■ **Stated task**
Extract the lines of the material below, beginning with the first and ending with the line that holds "80, 90, 100];". Skip every picture.

■ **Collected material**
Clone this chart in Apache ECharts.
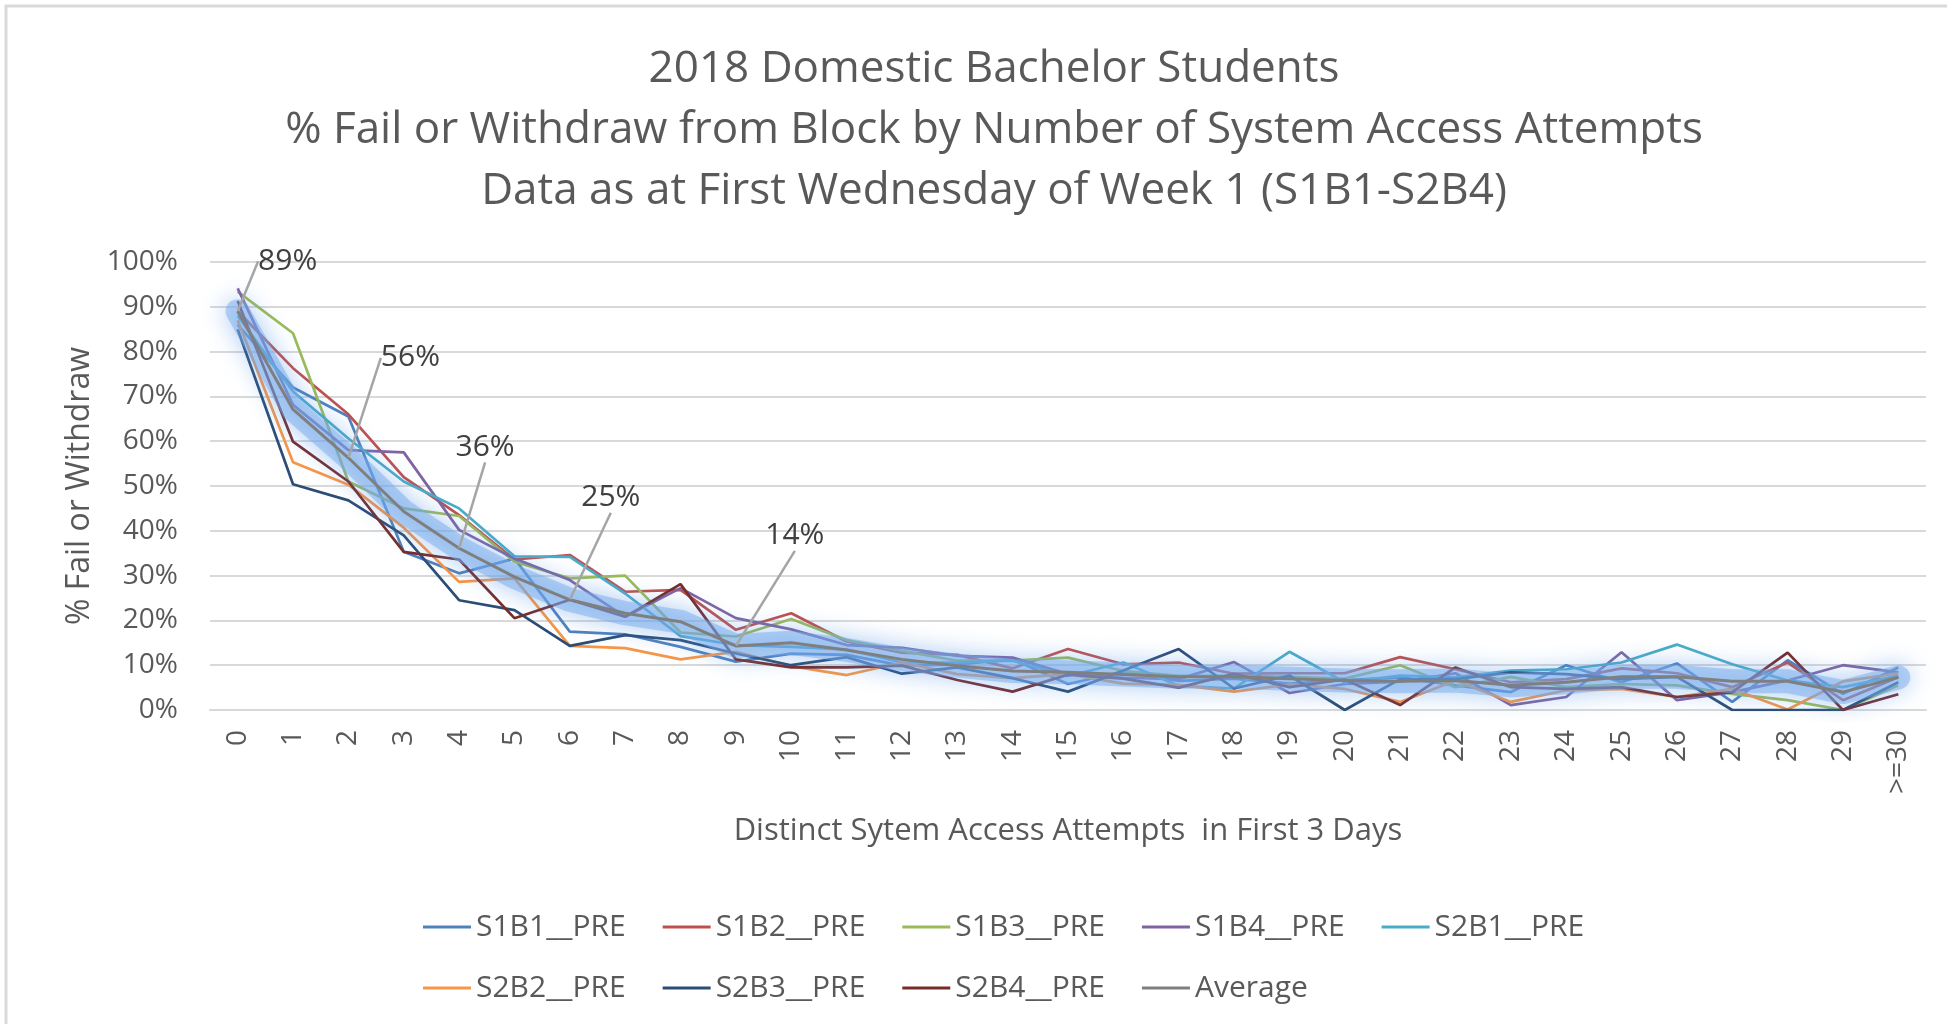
<!DOCTYPE html>
<html>
<head>
<meta charset="utf-8">
<script src="https://cdn.jsdelivr.net/npm/echarts@6/dist/echarts.min.js"></script>
<style>
  html, body { margin: 0; padding: 0; background: #fff; }
  #chart { width: 1947px; height: 1024px; }
</style>
</head>
<body>
<div id="chart"></div>
<script>
// Datos del gráfico
const categorias = ['0','1','2','3','4','5','6','7','8','9','10','11','12','13','14','15',
  '16','17','18','19','20','21','22','23','24','25','26','27','28','29','>=30'];
const yTicks = [0, 10, 20, 30, 40, 50, 60, 70, 80, 90, 100];

const s1b1 = [86, 72, 65.5, 35.3, 30.5, 33.8, 17.5, 16.9, 14.1, 10.8, 12.6, 12.3, 9.9, 10.2, 11.3, 5.8, 8.6, 6.5, 7.0, 5.9, 6.7, 7.3, 5.5, 4.0, 10.0, 6.2, 10.4, 1.8, 11.1, 3.6, 9.5];
const s1b2 = [89, 76.3, 66, 52, 43.5, 33.6, 34.6, 26.4, 26.8, 17.9, 21.6, 15.3, 12.8, 12.3, 9.3, 13.6, 10.2, 10.6, 8.1, 8.2, 8.2, 11.8, 9.1, 6.2, 6.9, 9.3, 8.2, 5.1, 10.6, 2.2, 7.3];
const s1b3 = [93.4, 84.1, 51, 45, 43.3, 33.1, 29.4, 30, 17.3, 16.4, 20.3, 15.6, 13.2, 11, 11, 11.7, 8.7, 7.6, 7.6, 7.4, 7.0, 10.0, 5.1, 7.4, 5.1, 5.8, 5.5, 3.6, 2.2, 0, 5.5];
const s1b4 = [94.1, 68.1, 58, 57.5, 40.2, 33.8, 29, 20.8, 27.2, 20.5, 18, 14.5, 13.9, 12.1, 11.7, 8.0, 7.2, 6.9, 10.7, 3.8, 5.8, 6.3, 8.2, 1.1, 2.9, 12.9, 2.2, 4.0, 6.6, 10.0, 8.4];
const s2b1 = [88, 71.1, 60.6, 51, 45, 34.3, 34.2, 26, 16.5, 14.5, 14.1, 13.5, 10.6, 10.6, 11.0, 7.6, 10.6, 5.4, 4.8, 13.0, 6.2, 7.7, 7.3, 8.8, 9.1, 10.6, 14.6, 10.2, 6.6, 5.1, 7.7];
const s2b2 = [87, 55.3, 50.3, 40.7, 28.6, 29.4, 14.3, 13.8, 11.3, 13.0, 9.8, 7.8, 10.6, 8.0, 7.1, 8.0, 5.9, 5.6, 4.1, 5.7, 4.7, 1.8, 6.6, 1.8, 4.4, 4.7, 2.9, 4.7, 0.1, 6.4, 8.2];
const s2b3 = [85, 50.4, 46.8, 39, 24.5, 22.3, 14.3, 16.7, 15.6, 12.6, 10.0, 11.8, 8.1, 9.5, 7.1, 4.1, 8.8, 13.6, 4.8, 7.7, 0, 6.9, 6.9, 8.4, 8.0, 6.9, 7.4, 0, 0, 0, 6.2];
const s2b4 = [91.3, 59.9, 51, 35.3, 33.6, 20.5, 24.6, 20.8, 28.1, 11.3, 9.5, 9.5, 9.9, 6.7, 4.1, 7.9, 7.0, 5.0, 8.1, 5.1, 6.8, 1.1, 9.5, 5.1, 4.7, 5.1, 2.9, 4.0, 12.8, 0, 3.5];
const promedio = [89, 67.1, 56.3, 44.3, 36.1, 29.7, 24.6, 21.6, 19.7, 14.3, 15.0, 13.4, 11.3, 9.9, 8.7, 8.4, 7.9, 7.4, 7.4, 7.0, 6.6, 6.4, 6.6, 5.5, 6.2, 7.4, 7.4, 6.4, 6.4, 4.0, 7.3];

const nombres = ['S1B1__PRE', 'S1B2__PRE', 'S1B3__PRE', 'S1B4__PRE', 'S2B1__PRE',
  'S2B2__PRE', 'S2B3__PRE', 'S2B4__PRE', 'Average'];
const colores = ['#4F81BD', '#C0504D', '#9BBB59', '#8064A2', '#4BACC6',
  '#F79646', '#2C4D75', '#772C2A', '#7F7F7F'];
const etiquetados = [0, 2, 4, 6, 9];

const font = '"Open Sans", "Liberation Sans", sans-serif';
const texto = '#595959';

// desplazamiento de las etiquetas del promedio
const desp = { 0: [50, -50], 2: [62, -100], 4: [26, -101], 6: [41, -102], 9: [59, -110] };

const series = [s1b1, s1b2, s1b3, s1b4, s2b1, s2b2, s2b3, s2b4].map((d, i) => ({
  name: nombres[i],
  type: 'line',
  data: d,
  showSymbol: false,
  color: colores[i],
  lineStyle: { width: 2.7, color: colores[i] },
  z: 2
}));

// brillo azul del promedio
series.push({
  name: 'glow',
  type: 'line',
  data: promedio,
  showSymbol: false,
  silent: true,
  lineStyle: {
    width: 24,
    color: 'rgba(120,172,235,0.5)',
    shadowBlur: 24,
    shadowColor: 'rgba(80,145,230,0.95)',
    cap: 'round',
    join: 'round'
  },
  z: 3
});

series.push({
  name: 'Average',
  type: 'line',
  color: colores[8],
  data: promedio.map((v, i) => etiquetados.includes(i)
    ? { value: v, label: { show: true } }
    : { value: v }),
  symbol: 'circle',
  symbolSize: 1,
  showSymbol: true,
  lineStyle: { width: 3, color: colores[8] },
  itemStyle: { color: colores[8] },
  label: {
    show: false,
    position: 'inside',
    fontFamily: font,
    fontSize: 30,
    color: '#404040',
    formatter: p => Math.round(p.value) + '%'
  },
  labelLine: { show: true, lineStyle: { color: '#A5A5A5', width: 2.5 } },
  labelLayout: p => {
    const o = desp[p.dataIndex];
    return o ? { dx: o[0], dy: o[1] } : {};
  },
  z: 4
});

// leyenda en dos filas
const leyenda = (datos, top) => ({
  data: datos,
  left: 418,
  top: top,
  icon: 'rect',
  itemWidth: 48,
  itemHeight: 3,
  itemGap: 37,
  textStyle: { fontFamily: font, fontSize: 30, color: texto }
});

const opciones = {
  animation: false,
  backgroundColor: '#fff',
  title: {
    text: '2018 Domestic Bachelor Students\n% Fail or Withdraw from Block by Number of System Access Attempts\nData as at First Wednesday of Week 1 (S1B1-S2B4)',
    left: 989,
    top: 34,
    textAlign: 'center',
    textStyle: {
      fontFamily: font,
      fontSize: 44,
      fontWeight: 'normal',
      color: texto,
      lineHeight: 61
    }
  },
  legend: [leyenda(nombres.slice(0, 5), 907), leyenda(nombres.slice(5), 968)],
  grid: { left: 210, right: 21, top: 262, bottom: 314 },
  xAxis: {
    type: 'category',
    data: categorias,
    boundaryGap: true,
    name: 'Distinct Sytem Access Attempts  in First 3 Days',
    nameLocation: 'middle',
    nameGap: 106,
    nameTextStyle: { fontFamily: font, fontSize: 31, color: texto },
    axisLine: { lineStyle: { color: '#D9D9D9', width: 2 } },
    axisTick: { show: false },
    axisLabel: { rotate: 90, margin: 20, fontFamily: font, fontSize: 28, color: texto }
  },
  yAxis: {
    type: 'value',
    min: yTicks[0],
    max: yTicks[yTicks.length - 1],
    interval: 10,
    name: '% Fail or Withdraw',
    nameLocation: 'middle',
    nameGap: 113,
    nameTextStyle: { fontFamily: font, fontSize: 32, color: texto },
    axisLine: { show: false },
    axisTick: { show: false },
    axisLabel: { margin: 32, fontFamily: font, fontSize: 28, color: texto, formatter: '{value}%' },
    splitLine: { lineStyle: { color: '#D9D9D9', width: 2 } }
  },
  graphic: [{
    type: 'rect',
    shape: { x: 6, y: 6, width: 1960, height: 1040 },
    style: { fill: 'none', stroke: '#D9D9D9', lineWidth: 3 },
    silent: true
  }],
  series: series
};

const container = document.getElementById('chart');
const miGrafico = echarts.init(container);
miGrafico.setOption(opciones);
</script>
</body>
</html>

■ **Solution to this problem**
Clone this chart in Apache ECharts.
<!DOCTYPE html>
<html>
<head>
<meta charset="utf-8">
<script src="https://cdn.jsdelivr.net/npm/echarts@6/dist/echarts.min.js"></script>
<style>
  html, body { margin: 0; padding: 0; background: #fff; }
  #chart { width: 1947px; height: 1024px; }
</style>
</head>
<body>
<div id="chart"></div>
<script>
// Datos del gráfico
const categorias = ['0','1','2','3','4','5','6','7','8','9','10','11','12','13','14','15',
  '16','17','18','19','20','21','22','23','24','25','26','27','28','29','>=30'];
const yTicks = [0, 10, 20, 30, 40, 50, 60, 70, 80, 90, 100];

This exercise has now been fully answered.